Honey processing occupies the middle ground. The skin is removed mechanically, but varying amounts of mucilage are left on the parchment before drying — categorized loosely as yellow, red, or black honey depending on how much mucilage remains. More mucilage means more fruit-driven sweetness and body; less mucilage produces a cup closer to a washed profile. Honey processing is particularly associated with Central American producers seeking to balance clean acidity with added sweetness.

Anaerobic Fermentation

Anaerobic fermentation introduces an additional environmental variable: oxygen deprivation. Cherries or depulped beans are sealed in tanks from which oxygen is purged, creating a controlled anaerobic environment that shifts the microbial population and the resulting metabolites. The flavor outcomes — often intense, syrupy, and unusually aromatic — have made anaerobic processing one of the most discussed techniques in specialty coffee over the past decade.

Experimental Processing

Beyond the established categories, producers are actively developing experimental methods that layer multiple interventions: carbonic maceration borrowed from winemaking, inoculation with selected yeast or bacterial strains, extended cold fermentation, and others. These approaches push the boundaries of what processing can contribute to flavor, and are evaluated on a case-by-case basis by the specialty community.

Drying: The Shared Critical Step

Regardless of method, all processing converges on a drying phase that is decisive for cup quality. Learn more about drying coffee →

The goal is to reduce the moisture content of the green bean to approximately 10–12% (the range commonly cited by producers and standards bodies as stable for export) without creating defects such as uneven drying, case hardening, or the continuation of unwanted fermentation. Key variables include:

• Bed depth and turning frequency — Thin, frequently turned beds on raised drying tables encourage even airflow.
• Temperature — Excessive heat can damage the bean's cellular structure and flatten cup quality.
• Duration — Naturals typically require longer drying windows than washed coffees; honey coffees fall in between.
• Infrastructure — Raised African beds, patio concrete, and mechanical dryers each introduce different airflow and contamination risks.

Milling: The Final Pre-Export Step

Once dried to the target moisture level, the coffee undergoes dry milling (also called hulling), in which the parchment layer — and, for naturals, the dried fruit skin — is mechanically removed.

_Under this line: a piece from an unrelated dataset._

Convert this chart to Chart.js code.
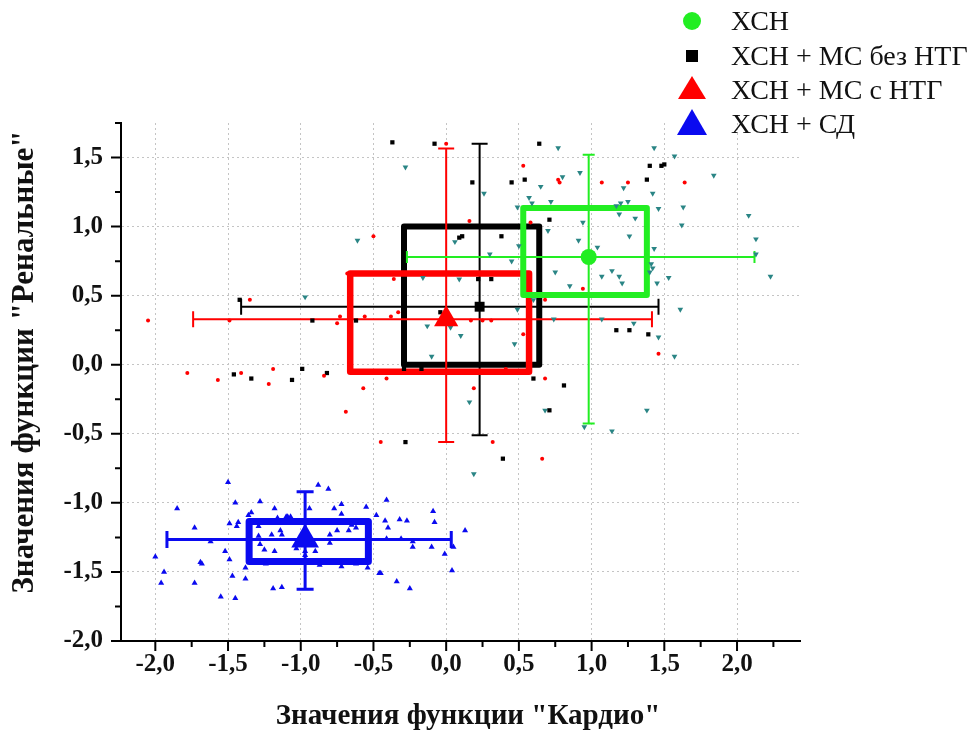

The silverskin largely remains on the bean until it detaches as chaff during roasting. After hulling, the green beans are sorted by density, size, and color, graded, and bagged for export. [S1] summarizes the sequence: "the beans are stripped of their remaining dry skin and fruit residue. Once they are cleaned, sorted, and graded, they are suitable for distribution."

Processing in the Global Supply Chain

Processing decisions are shaped by geography, climate, water availability, infrastructure, and market positioning. Wet processing requires "specific equipment and substantial quantities of water" ([S1]), making it less accessible in arid or infrastructure-poor regions. Natural processing requires reliable dry heat and careful management to avoid defects. Honey processing demands precision at the depulping stage and vigilant drying management.

Coffee production supports an estimated 12.5 million households globally ([S1]), the majority in developing countries, and processing choices directly affect both the economic return and the environmental footprint of those operations. Wastewater from wet processing carries a high organic load and requires responsible management to protect local waterways — an increasingly prominent sustainability concern in producing regions.